Em nota, o TRF-5 informou que “os processos mencionados encontram-se na Secretaria da Segunda Turma, cumprindo prazos recursais, com embargos de declaração pendentes de julgamento”. Não foi dado prazo para a análise.
Aumento do desrespeito
Em setembro de 2019, sentença da Justiça Federal do Ceará estabeleceu que câmeras não podem multar por:
- uso de celular ao volante;
- falta de cinto de segurança;
- farol baixo apagado durante o dia;
- avanço de sinal vermelho;
- excesso de velocidade.
Nos dois primeiros casos, foi defendido que as câmeras violam a privacidade e a intimidade dos condutores no interior dos veículos, por utilizarem zoom 20 vezes maior que o normal.
Assim, a medida só ficou válida para estacionamento proibido, em faixa de pedestre, fila dupla, tráfego na contramão e conversão proibida. Motociclistas sem capacete, visor e de chinelo de dedo também podem ser autuados.
Questionada novamente pela reportagem, a Autarquia Municipal de Trânsito e Cidadania de Fortaleza (AMC) declarou que o videomonitoramento tem caráter preventivo e que segue integralmente a resolução nº 471/13, que regulamenta esse tipo de fiscalização.
A Autarquia também ressalta sucessivas quedas no uso do cinto de segurança na cidade após a suspensão do videomonitoramento dessa infração.

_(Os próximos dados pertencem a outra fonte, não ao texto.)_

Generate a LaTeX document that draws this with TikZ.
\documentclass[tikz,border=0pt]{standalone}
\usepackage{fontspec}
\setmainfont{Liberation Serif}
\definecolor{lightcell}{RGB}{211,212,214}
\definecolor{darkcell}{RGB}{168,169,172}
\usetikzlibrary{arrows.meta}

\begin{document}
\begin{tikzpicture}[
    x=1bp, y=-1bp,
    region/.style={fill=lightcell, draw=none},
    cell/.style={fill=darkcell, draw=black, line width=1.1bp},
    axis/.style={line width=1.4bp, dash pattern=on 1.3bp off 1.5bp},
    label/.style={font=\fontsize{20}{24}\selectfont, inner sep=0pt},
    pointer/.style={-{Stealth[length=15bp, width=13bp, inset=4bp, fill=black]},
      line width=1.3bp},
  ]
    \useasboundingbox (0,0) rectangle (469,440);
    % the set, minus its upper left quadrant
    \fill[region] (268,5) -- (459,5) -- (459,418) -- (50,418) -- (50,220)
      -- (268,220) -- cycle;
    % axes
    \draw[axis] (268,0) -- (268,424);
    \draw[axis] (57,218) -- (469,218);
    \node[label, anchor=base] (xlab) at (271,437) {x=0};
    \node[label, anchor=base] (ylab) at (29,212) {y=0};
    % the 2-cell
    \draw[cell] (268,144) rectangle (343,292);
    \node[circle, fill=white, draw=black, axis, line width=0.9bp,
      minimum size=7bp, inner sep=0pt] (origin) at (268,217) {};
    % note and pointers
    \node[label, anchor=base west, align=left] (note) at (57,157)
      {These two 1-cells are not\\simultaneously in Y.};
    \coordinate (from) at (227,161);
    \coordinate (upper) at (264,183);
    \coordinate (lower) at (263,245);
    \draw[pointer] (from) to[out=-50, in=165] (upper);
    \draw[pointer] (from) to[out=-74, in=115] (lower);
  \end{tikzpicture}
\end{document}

“Antes da medida judicial, 97% dos condutores utilizavam o cinto de segurança. No último levantamento, em outubro de 2021, esse número caiu para 87%. Se analisada a adesão ao uso do item entre todos os ocupantes do veículo, o número é ainda mais preocupante: a redução foi de 14%”, destaca.
A AMC aponta ainda que o Manual de Segurança no Trânsito da Organização Mundial da Saúde (OMS) comprova que o cinto reduz a probabilidade de morte em acidentes de 40% a 50% aos ocupantes do banco da frente e em 75% para os do banco de trás.
Relembre a discussão
Em maio de 2017, o MPF propôs ação civil pública contra a União e AMC para que fosse suspensa a fiscalização de trânsito por meio de câmeras de alta definição, que permitem uma filmagem por até 400 metros de distância; e a anulação das autuações decorrentes desse tipo de fiscalização nas vias urbanas de todo o país.

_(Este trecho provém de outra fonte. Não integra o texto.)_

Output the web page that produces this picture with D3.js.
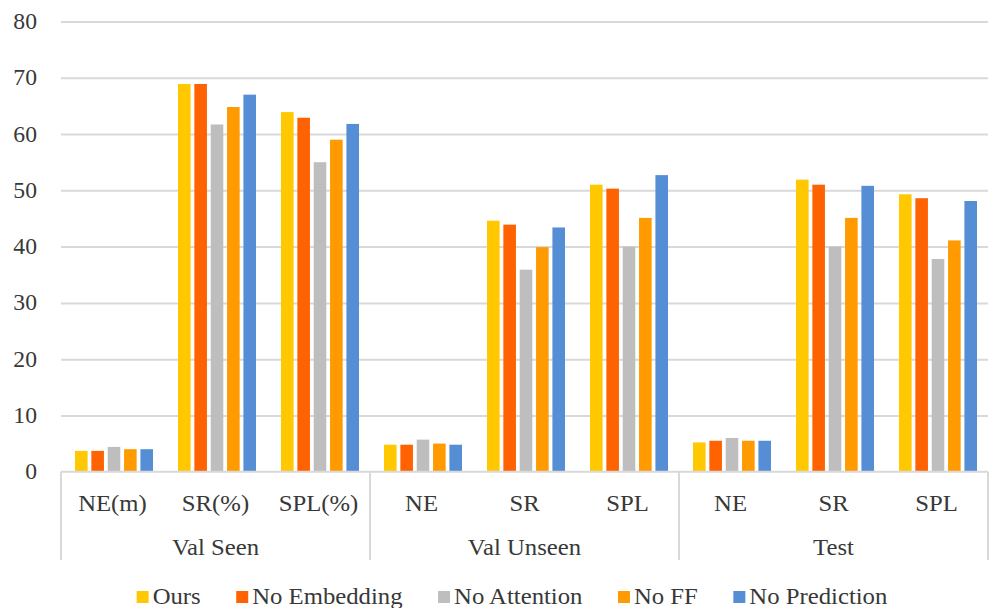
<!DOCTYPE html>
<html>
<head>
<meta charset="utf-8">
<script src="https://cdn.jsdelivr.net/npm/d3@7"></script>
<style>
  html, body { margin: 0; padding: 0; background: #fff; }
  svg { display: block; font-family: "Liberation Serif", "Times New Roman", serif; }
</style>
</head>
<body>
<svg id="chart" width="990" height="608"></svg>
<script>
// Ablation results: three splits, three metrics each
const groups = ["Val Seen", "Val Unseen", "Test"];
const metrics = [
  ["NE(m)", "SR(%)", "SPL(%)"],
  ["NE", "SR", "SPL"],
  ["NE", "SR", "SPL"]
];
const seriesNames = ["Ours", "No Embedding", "No Attention", "No FF", "No Prediction"];
const seriesColors = ["#FFC800", "#FF6200", "#BEBEBE", "#FF9A00", "#558ED5"];

// values per series, in category order (Val Seen NE/SR/SPL, Val Unseen NE/SR/SPL, Test NE/SR/SPL)
const ours         = [3.7, 68.9, 63.9, 4.8, 44.6, 51.0, 5.2, 51.9, 49.3];
const noEmbedding  = [3.7, 68.9, 62.9, 4.8, 43.9, 50.3, 5.5, 51.0, 48.6];
const noAttention  = [4.4, 61.7, 55.0, 5.7, 35.9, 40.0, 6.0, 40.0, 37.8];
const noFF         = [4.0, 64.8, 59.0, 5.0, 39.9, 45.1, 5.5, 45.1, 41.1];
const noPrediction = [4.0, 67.0, 61.8, 4.8, 43.4, 52.7, 5.5, 50.8, 48.1];
const yTicks = [0, 10, 20, 30, 40, 50, 60, 70, 80];

const series = [ours, noEmbedding, noAttention, noFF, noPrediction];

const svg = d3.select("#chart");
const plotLeft = 61, plotRight = 988, plotTop = 21.5, plotBottom = 471.7;
const textColor = "#383838";
const gridColor = "#D9D9D9";
const fontSize = 24;
const stretch = 1.03;

// flat list of category ids
const cats = [];
groups.forEach((g, gi) => metrics[gi].forEach((m, mi) => cats.push({ id: gi + "-" + mi, group: g, gi, label: m })));

const x0 = d3.scaleBand().domain(cats.map(c => c.id)).range([plotLeft, plotRight]).paddingInner(0).paddingOuter(0);
const y = d3.scaleLinear().domain([0, 80]).range([plotBottom, plotTop]);
const x1 = d3.scaleBand().domain(seriesNames).range([0, 78]).paddingInner(0.23).paddingOuter(0);
const clusterOffset = (x0.bandwidth() - 78) / 2 + 1.5;

// slightly widened text helper
function stretchedText(sel, xp, yp, str, anchor, size) {
  return sel.append("text")
    .attr("transform", `translate(${xp},${yp}) scale(${stretch},1)`)
    .attr("text-anchor", anchor)
    .attr("font-size", size || fontSize)
    .attr("fill", textColor)
    .text(str);
}

// gridlines via axis
const yAxis = d3.axisLeft(y).tickValues(yTicks).tickSize(-(plotRight - plotLeft)).tickFormat("");
const ga = svg.append("g").attr("transform", `translate(${plotLeft},0)`).call(yAxis);
ga.select(".domain").remove();
ga.selectAll(".tick line").attr("stroke", gridColor).attr("stroke-width", 2);
ga.selectAll(".tick").filter(d => d === 0).remove();

// y tick labels
const labelsG = svg.append("g");
yTicks.forEach(t => stretchedText(labelsG, 37, y(t) + 7.5, String(t), "end", 23));

// bars
const barsG = svg.append("g");
series.forEach((vals, si) => {
  barsG.selectAll(null)
    .data(cats.map((c, ci) => ({ c, v: vals[ci] })))
    .join("rect")
    .attr("x", d => x0(d.c.id) + clusterOffset + x1(seriesNames[si]))
    .attr("y", d => y(d.v))
    .attr("width", x1.bandwidth())
    .attr("height", d => y(0) - y(d.v))
    .attr("fill", seriesColors[si]);
});

// category axis
const axisG = svg.append("g");
axisG.append("line")
  .attr("x1", plotLeft).attr("x2", plotRight).attr("y1", y(0)).attr("y2", y(0))
  .attr("stroke", gridColor).attr("stroke-width", 2);

const groupEdges = [plotLeft];
groups.forEach((g, gi) => {
  const ids = cats.filter(c => c.gi === gi).map(c => c.id);
  groupEdges.push(x0(ids[ids.length - 1]) + x0.bandwidth());
});
groupEdges.forEach(xe => {
  axisG.append("line")
    .attr("x1", xe).attr("x2", xe).attr("y1", y(0)).attr("y2", 560)
    .attr("stroke", gridColor).attr("stroke-width", 2);
});

cats.forEach(c => stretchedText(axisG, x0(c.id) + x0.bandwidth() / 2, 511, c.label, "middle"));
groups.forEach((g, gi) => {
  stretchedText(axisG, (groupEdges[gi] + groupEdges[gi + 1]) / 2, 555, g, "middle");
});

// legend
const legendG = svg.append("g");
const sw = 12, textGap = 4, itemGap = 35.5;
const items = seriesNames.map((name, i) => {
  const g = legendG.append("g");
  g.append("rect").attr("width", sw).attr("height", sw).attr("y", -13).attr("fill", seriesColors[i]);
  const t = stretchedText(g, sw + textGap, 0, name, "start");
  const w = sw + textGap + t.node().getComputedTextLength() * stretch;
  return { g, w };
});
const totalW = d3.sum(items, d => d.w) + itemGap * (items.length - 1);
let cx = 512 - totalW / 2;
items.forEach(it => {
  it.g.attr("transform", `translate(${cx},604)`);
  cx += it.w + itemGap;
});
</script>
</body>
</html>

Em setembro de 2019, a 1ª Vara da Seção Judiciária do Ceará julgou parcialmente procedente a ação para determinar a exclusão, no sistema de verificação das infrações de trânsito por videomonitoramento, das infrações cometidas dentro de veículos, por violação aos princípios constitucionais.
A União e a AMC recorreram da sentença ao TRF5 alegando, dentre outros argumentos, não haver ofensa à intimidade e à privacidade das pessoas e solicitando autorização para realização de fiscalização e aplicação de multas com os equipamentos.
Em novembro de 2021, a 2ª Turma do TRF5 proferiu acórdão acatando o pedido por entender que os condutores devem zelar por uma direção segura, sustentando que “não há que se falar em dano a intimidade com a filmagem de veículos em via pública, sendo esta medida eficaz para a fiscalização e segurança do trânsito”.
Agora, o MPF recorreu da decisão defendendo, dentre outros pontos, que os equipamentos não gravam as infrações, o que deixa os condutores vulneráveis para formulação de recurso.
Em Minas Gerais, o MPF também entrou com ação civil pública contra a União e o Município de Uberlândia, por entender haver ilegalidade na aplicação de multas por essas câmeras. Os dois processos devem ser analisados conjuntamente pelo TRF-5.